= Akmad Ampatuan =

Philippine politician

Akmad Ampatuan is a Filipino mayor for Municipality of Shariff Aguak in the province of Maguindanao del Sur, Philippines.

== Biography ==
Akmad Ampatuan is part of the Ampatuan political family in Maguindanao.

He was a vice-mayor for the town of Shariff Aguak before his successful election as a mayor for the same town in 2022.

Ampatuan had been a frequent target for assassinations. In 2010, he survived a bombing. In 2014, while serving his vice-mayoral duties in Gindulungan, his convoy was ambushed, and so was in 2019 in Shariff Aguak. In both instances, he escaped with minor injuries while 4 of his escorts were killed in total.
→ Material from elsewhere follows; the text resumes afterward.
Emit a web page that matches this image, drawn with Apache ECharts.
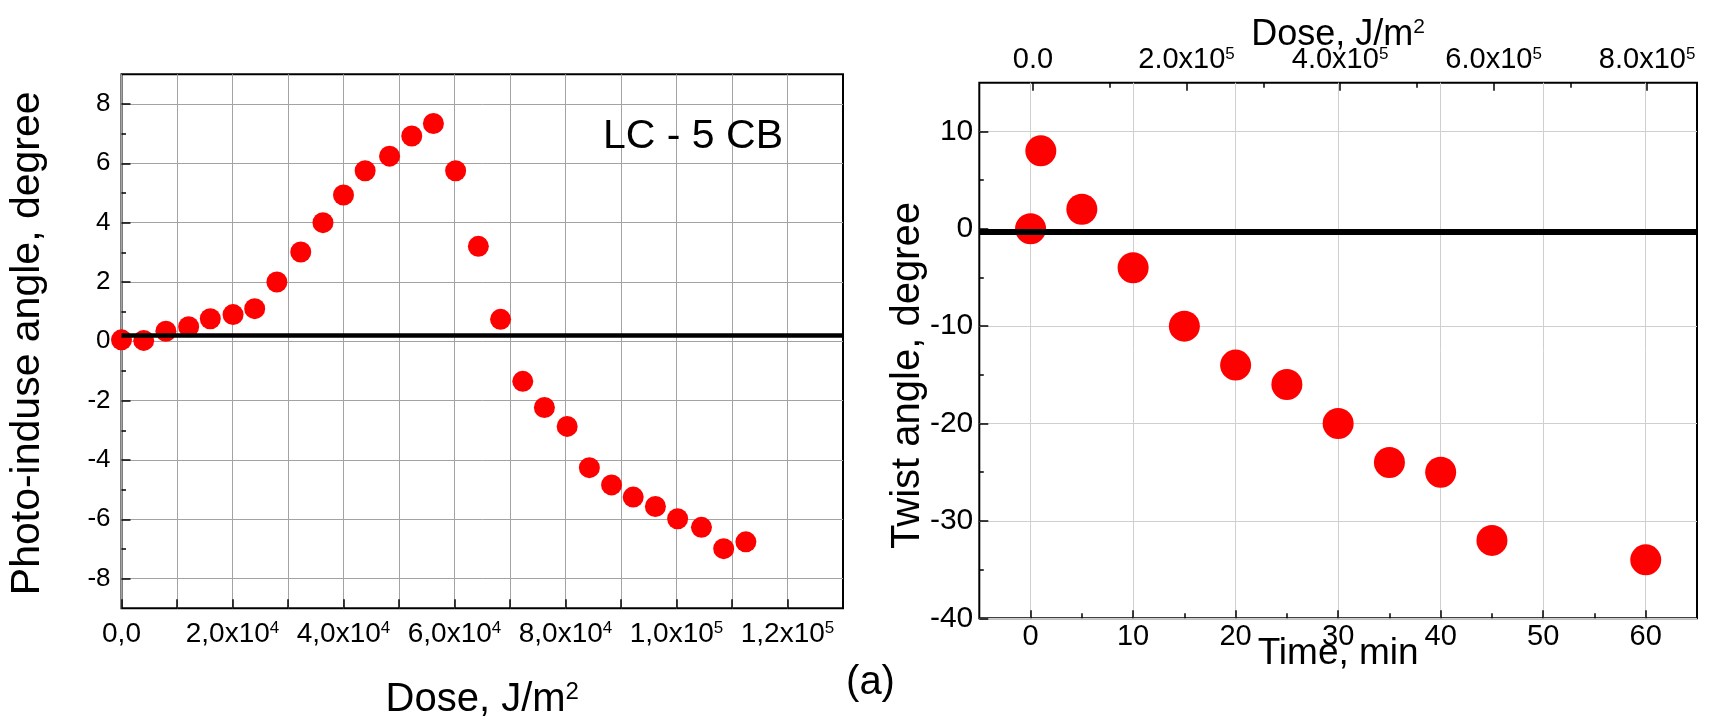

In the morning of January 25, 2026, while returning home from a local market, his bullet-proof SUV was attacked with a rocket-propelled grenade (RPG) and high-powered rifles. The usage of RPG was captured on closed-circuit television cameras. Combined police, military, and community watch forces launched a hot pursuit operation on the attackers, who fled in a gray or white minivan. It resulted in the death of the four attackers and two of his escorts injured. Following the attack, Ampatuan requested for more escorts, stating that his security from the Department of Justice (DOJ) and his police escorts were withdrawn on December 3, 2025. The police formed a task force to investigate into the incident. Subsequently, after investigations, 15 individuals were charged in May 2026 under the Anti-Terrorism Act over the incident.